Scud missiles moving: Syrian soldiers take Scud missiles out of strike zone
Scud missiles: Reuters reports that Assad's soldiers are removing Scud missiles from a base north of the capital, to avoid being targeted by Western military forces.
President Bashar al-Assad's forces have removed several Scud missiles and dozens of launchers from a base north of Damascus, possibly to protect the weapons from a Western attack, opposition sources told Reuters on Thursday.
The move from the position in the foothills of the Qalamoun mountains, one of Syria's most heavily militarised districts, appears part of a precautionary but limited redeployment of armaments in areas of central Syria still held by Assad's forces, diplomats based in the Middle East told Reuters.

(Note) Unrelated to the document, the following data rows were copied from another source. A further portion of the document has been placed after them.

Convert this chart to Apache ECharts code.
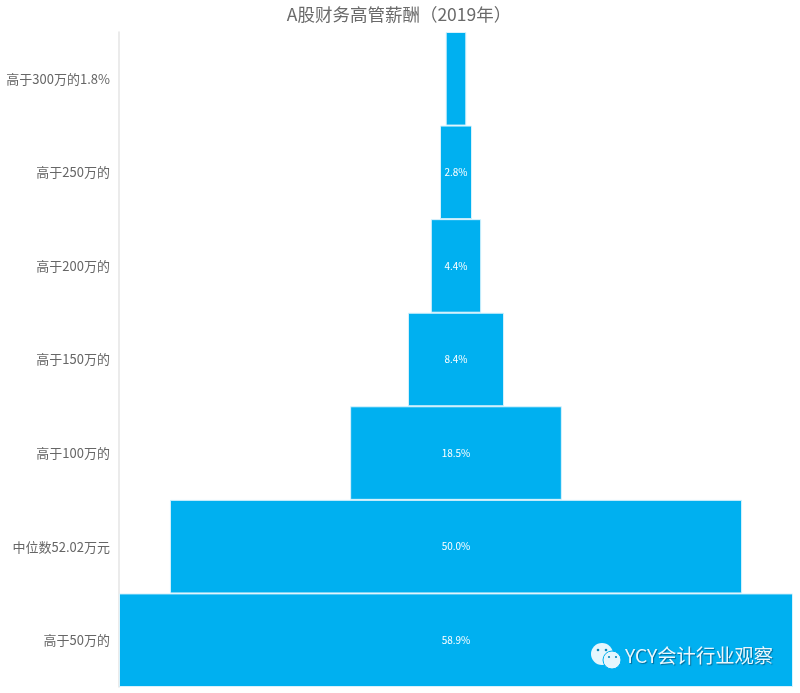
<!DOCTYPE html>
<html><head><meta charset="utf-8">
<style>html,body{margin:0;padding:0;background:#fff}#c{width:800px;height:693px}</style>
<script src="https://cdn.jsdelivr.net/npm/echarts@6/dist/echarts.min.js"></script>
</head><body><div id="c"></div>
<script>
const categories = ['高于300万的1.8%','高于250万的','高于200万的','高于150万的','高于100万的','中位数52.02万元','高于50万的'];
const shares = [1.8,2.8,4.4,8.4,18.5,50.0,58.9];
const axisMax = 58.9;
const spacer = shares.map(v => (axisMax - v) / 2);
const FONT = '"Noto Sans CJK SC","Noto Sans",sans-serif';
const chart = echarts.init(document.getElementById('c'), null, {renderer:'canvas'});
chart.setOption({
  animation:false,
  backgroundColor:'#fff',
  title:{text:'A股财务高管薪酬（2019年）',left:394,top:1,textAlign:'center',
    textStyle:{fontFamily:FONT,fontSize:17.5,fontWeight:'normal',color:'#6a6a6a'}},
  grid:{left:119,right:7,top:32,bottom:6},
  xAxis:{type:'value',min:0,max:axisMax,show:false},
  yAxis:{type:'category',inverse:true,data:categories,
    axisLine:{show:true,lineStyle:{color:'#e4e4e4',width:1.5}},
    axisTick:{show:false},
    axisLabel:{fontFamily:FONT,fontSize:13,color:'#666666',margin:9}},
  series:[
    {type:'bar',stack:'f',data:spacer,barCategoryGap:0,itemStyle:{color:'transparent'},silent:true},
    {type:'bar',stack:'f',data:shares,barCategoryGap:0,itemStyle:{color:'#00B0F0',borderColor:'#d8f2fc',borderWidth:1},
      label:{show:true,position:'inside',fontFamily:FONT,fontSize:10,color:'#ffffff',
        formatter:p => p.dataIndex === 0 ? '' : p.value.toFixed(1) + '%'}}
  ],
  graphic:[
    {type:'circle',shape:{cx:602,cy:654,r:11},style:{fill:'#e6f6fd'},z:10},
    {type:'circle',shape:{cx:612,cy:660,r:9},style:{fill:'#e6f6fd',stroke:'#00B0F0',lineWidth:1},z:11},
    {type:'circle',shape:{cx:598,cy:650,r:1.3},style:{fill:'#0a86b8'},z:12},
    {type:'circle',shape:{cx:606,cy:650,r:1.3},style:{fill:'#0a86b8'},z:12},
    {type:'circle',shape:{cx:609,cy:657,r:1.1},style:{fill:'#0a86b8'},z:12},
    {type:'circle',shape:{cx:616,cy:657,r:1.1},style:{fill:'#0a86b8'},z:12},
    {type:'text',x:625,y:646,z:12,style:{text:'YCY会计行业观察',fontFamily:FONT,fontSize:19.3,fill:'#eaf8fe',
      textShadowColor:'rgba(0,50,80,0.55)',textShadowOffsetX:1,textShadowOffsetY:1,textShadowBlur:1}}
  ]
});
</script></body></html>
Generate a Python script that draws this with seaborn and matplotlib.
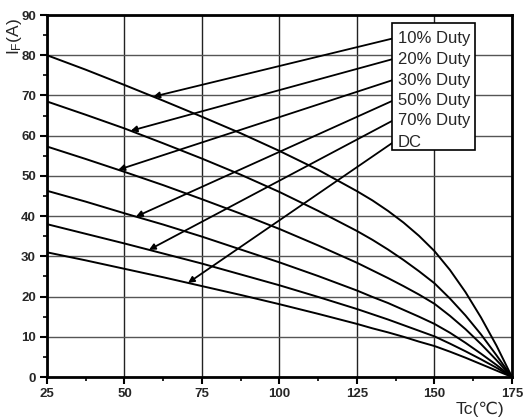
import numpy as np
import pandas as pd
import matplotlib
matplotlib.use("Agg")
import matplotlib.pyplot as plt
import seaborn as sns
from matplotlib.patches import Rectangle
from matplotlib.ticker import MultipleLocator

# ---- data ----
tc = [25, 37.5, 50, 62.5, 75, 87.5, 100, 112.5, 125, 130, 135, 140, 145, 150, 155, 160, 165, 170, 175]
duty10 = [80.0, 76.4, 72.6, 68.7, 64.7, 60.6, 56.2, 51.5, 46.2, 43.9, 41.3, 38.4, 35.1, 31.3, 26.6, 21.1, 14.8, 7.8, 0.0]
duty20 = [68.5, 65.2, 61.8, 58.1, 54.3, 50.3, 46.0, 41.3, 36.3, 34.1, 31.7, 29.1, 26.3, 23.3, 19.5, 15.3, 10.6, 5.4, 0.0]
duty30 = [57.3, 54.2, 51.0, 47.7, 44.2, 40.6, 36.8, 32.7, 28.4, 26.5, 24.6, 22.6, 20.5, 18.2, 15.2, 11.9, 8.2, 4.2, 0.0]
duty50 = [46.3, 43.6, 40.7, 37.9, 34.9, 31.7, 28.5, 25.1, 21.5, 19.9, 18.4, 16.7, 15.0, 13.2, 11.0, 8.5, 5.8, 3.0, 0.0]
duty70 = [38.0, 35.6, 33.2, 30.7, 28.2, 25.5, 22.8, 19.9, 16.9, 15.6, 14.3, 12.9, 11.5, 10.1, 8.3, 6.4, 4.4, 2.3, 0.0]
dc = [31.0, 29.0, 26.9, 24.8, 22.6, 20.4, 18.1, 15.7, 13.2, 12.1, 11.1, 10.0, 8.8, 7.7, 6.3, 4.8, 3.2, 1.6, 0.0]
labels = ["10% Duty", "20% Duty", "30% Duty", "50% Duty", "70% Duty", "DC"]
arrow_tip_tc = [59.3, 52.0, 48.0, 53.7, 57.9, 70.5]
x_ticks = [25, 50, 75, 100, 125, 150, 175]
y_ticks = [0, 10, 20, 30, 40, 50, 60, 70, 80, 90]

series = [duty10, duty20, duty30, duty50, duty70, dc]
df = pd.concat(
    [pd.DataFrame({"Tc": tc, "IF": vals, "curve": lab}) for lab, vals in zip(labels, series)],
    ignore_index=True,
)

sns.set_style("white")
plt.rcParams["font.family"] = ["Liberation Sans", "DejaVu Sans"]

fig = plt.figure(figsize=(5.32, 4.19), dpi=100)
ax = fig.add_axes([0.0883, 0.1002, 0.8741, 0.864])

sns.lineplot(data=df, x="Tc", y="IF", hue="curve", palette=["black"] * 6,
             estimator=None, legend=False, linewidth=1.4, ax=ax, zorder=3)

ax.set_xlim(25, 175)
ax.set_ylim(0, 90)
ax.set_xticks(x_ticks)
ax.set_yticks(y_ticks)
ax.xaxis.set_minor_locator(MultipleLocator(12.5))
ax.yaxis.set_minor_locator(MultipleLocator(5))
ax.tick_params(which="major", direction="out", length=5, width=1.5, color="black",
               labelsize=9.5, pad=3)
ax.tick_params(which="minor", direction="out", length=3, width=1.2, color="black")
ax.tick_params(axis="both", which="both", bottom=True, left=True)
for lab in ax.get_xticklabels() + ax.get_yticklabels():
    lab.set_fontweight("bold")

ax.xaxis.grid(True, which="major", color="#222222", linewidth=1.0)
ax.yaxis.grid(True, which="major", color="#555555", linewidth=1.0)
ax.set_axisbelow(True)
for sp in ax.spines.values():
    sp.set_visible(True)
    sp.set_color("black")
    sp.set_linewidth(2)

ax.set_xlabel("")
ax.set_ylabel("")
ax.text(0.93, -0.09, "Tc(\u2103)", transform=ax.transAxes, ha="center", va="center",
        fontsize=12.5)
ax.text(-0.07, 0.94, r"$\mathregular{I_F(A)}$", transform=ax.transAxes, ha="center",
        va="center", rotation=90, fontsize=12.5)

# legend box with arrows
box_left, box_bottom, box_w, box_h = 0.743, 0.627, 0.177, 0.352
ax.add_patch(Rectangle((box_left, box_bottom), box_w, box_h, transform=ax.transAxes,
                       facecolor="white", edgecolor="black", linewidth=1.2, zorder=5))
rows = [0.935, 0.878, 0.820, 0.763, 0.708, 0.647]
for lab, vals, tip, ry in zip(labels, series, arrow_tip_tc, rows):
    ax.text(box_left + 0.011, ry, lab, transform=ax.transAxes, ha="left", va="center",
            fontsize=12, zorder=6)
    ty = float(np.interp(tip, tc, vals))
    ax.annotate("", xy=(tip, ty), xycoords="data", xytext=(box_left, ry),
                textcoords="axes fraction",
                arrowprops=dict(arrowstyle="-|>", color="black", lw=1.3,
                                mutation_scale=9, shrinkA=0, shrinkB=0),
                zorder=4)

fig.savefig("out.png", dpi=100)
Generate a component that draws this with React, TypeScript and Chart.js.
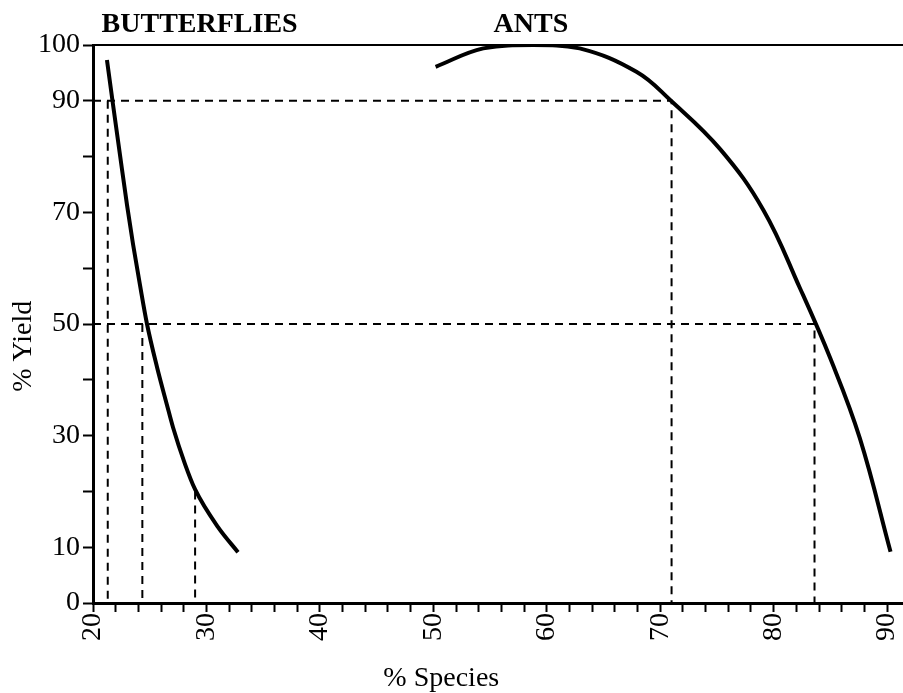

They said rebel raids and fighting near key roads had blocked a wider evacuation of the hundreds of security and army bases that dot the country of 22 million, where Assad's late father imposed his autocratic dynasty four decades ago.
With US air strikes looming in response to poison gas attacks last week on rebel-held Damascus suburbs, some of the formations on the move are accused by Assad's opponents of firing the chemical weapons. The Syrian government blames rebels for releasing gas but Western powers hold Assad responsible.
At the headquarters of the army's 155th Brigade, a missile unit whose base sprawls along the western edge of Syria's main highway running north from the capital to Homs, rebel scouts saw dozens mobile Scud launchers pulling out early on Thursday.
Rebel military sources said spotters saw missiles draped in tarpaulins on the launchers, as well as trailer trucks carrying other rockets and equipment. More than two dozen Scuds – 35-foot long ballistic missiles with ranges of over 200 miles – were fired from the base in the Qalamoun area this year, some of which hit even Aleppo in the far north.
The base was among a list of suggested targets presented by the rebel Syrian National Coalition to Western envoys in Istanbul earlier this week, opposition sources said. Scud units, of Soviet or North Korean manufacture, are designed to be mobile and so could still be set up quickly to fire from new positions.
Syrian military authorities do not discuss troop movements publicly. No government spokesman was available for comment.
Missiles and troops gone
Assad's forces appeared already by Wednesday to have evacuated most personnel from army and security command headquarters in central Damascus, residents and opposition sources in the capital said.
In the Qalamoun area, an activist calling himself Amer al-Qalamouni told Reuters by telephone: "Most of the personnel in the base appear to have left."
He added that trailer trucks loaded with military equipment were also seen on the Damascus ring road to the south: "Either the hardware is being transported to be stored elsewhere or it will remain constantly on the move to avoid being hit," he said.
Captain Firas Bitar of the Tahriri al-Sham rebel force, who is from the Qalamoun area but is based in a Damascus suburb, said two other missile units based near the 155th in the districts of Qutaifa and Nasiriya were also moving rockets out.
He said they could be move northwest to loyalist strongholds near Homs or further into the coastal mountain heartland of Assad's minority Alawite sect.
Opposition sources also suspected the evacuation of another missile unit based in Sahya, just south of Damascus.
"The Sahya barracks have been hitting the southern suburbs with rockets and artillery non-stop," said rebel commander Abu Ayham of the Ansar al-Islam brigade. "Since yesterday, nothing has been fired from the camp, suggesting it has been emptied."